The End of Theory: Financial Crises, the Failure of Economics, and the Sweep of Human Interaction by Richard Bookstaber

The End of Theory: Financial Crises, the Failure of Economics, and the Sweep of Human Interaction by Richard Bookstaber

Author:Richard Bookstaber [Bookstaber, Richard]
Language: eng
Format: epub, pdf
ISBN: 9780691169019
Publisher: Princeton University Press
Published: 2017-01-15T07:00:00+00:00


BOARDS DON’T HIT BACK

Complexity in the information battlefield, the willful creation of complexity—complexity that is peculiarly human in origin—and the resulting endogenous uncertainty all spell trouble for the foolhardy armed only with the standard model that dominates today. Yet they keep trying to apply it, even to the point of approaching economics as if it were a branch of physics.

Would that it were that simple. In the Bruce Lee movie Enter the Dragon, Lee faces his archenemy in a fight. To intimidate him, his opponent holds up a board and splits it in two with his fist. Lee watches passively and says, “Boards don’t hit back.” That gets to the reason physics does not work in finance, and not for lack of trying: markets do hit back.

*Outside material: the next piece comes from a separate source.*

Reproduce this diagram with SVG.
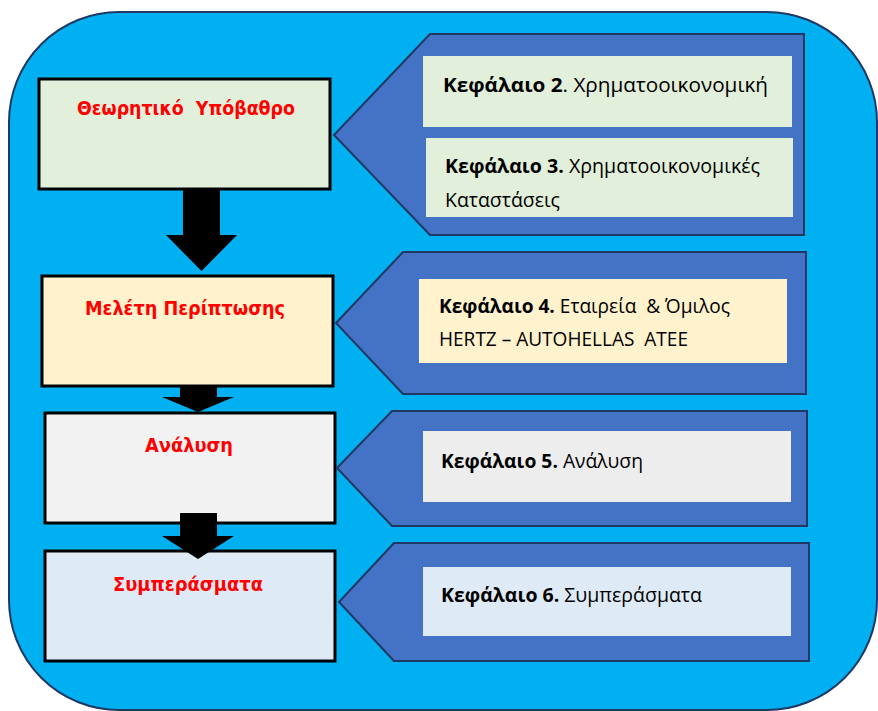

Wall Street employs loads of physicists for their otherworldly math skills, but the markets are not physical systems guided by timeless and universal laws. Markets are systems based on gaining an informational advantage, on gaming, on action and strategic reaction, and thus a space that can never be expressed with a fully specified model or with well-delineated possibilities. There is feedback to undo whatever is put in place, to neutralize whatever information comes in.

The natural reply of the physicist to this observation is, “Not to worry. I will build a physics-based model that includes feedback. I do that all the time.” The problem is that the feedback in the markets is designed specifically not to fit into a model, to be obscure, stealthy, to come from a direction where no one is looking. That is, the radical uncertainty is endogenous. You can’t build in a feedback or reactive model, because you don’t know what to model. And if you do know—by the time you know—the odds are the market has shifted. That’s what makes a trader successful—he can see things in ways most others do not, anticipate in ways others cannot, and then change his behavior when he starts to see others catching on.

I have seen this issue repeatedly in risk management, and it is one reason any risk management model will not cover all risks. Once the model is specified, the traders will try to find a way around it. Are you measuring interest rate risk? Well, fine, then I will do a trade that is interest rate neutral but bets on the slope of the yield curve. Now you’re measuring yield curve risk? Fine, then I will do a trade that is both interest rate and yield curve neutral, but rests on the curvature of the yield curve—a butterfly trade. And as this game is being played, the complexity and thus endogenous risk is increasing with each iteration. One of the problems with the standard risk measures is that they become exposed to multiple dimensions for such gaming, and for gaming in a way that is harder to detect. In fact, it was largely reliance on these measures (such as value at risk) that allowed for the ballooning of risks in the banks pre-2008.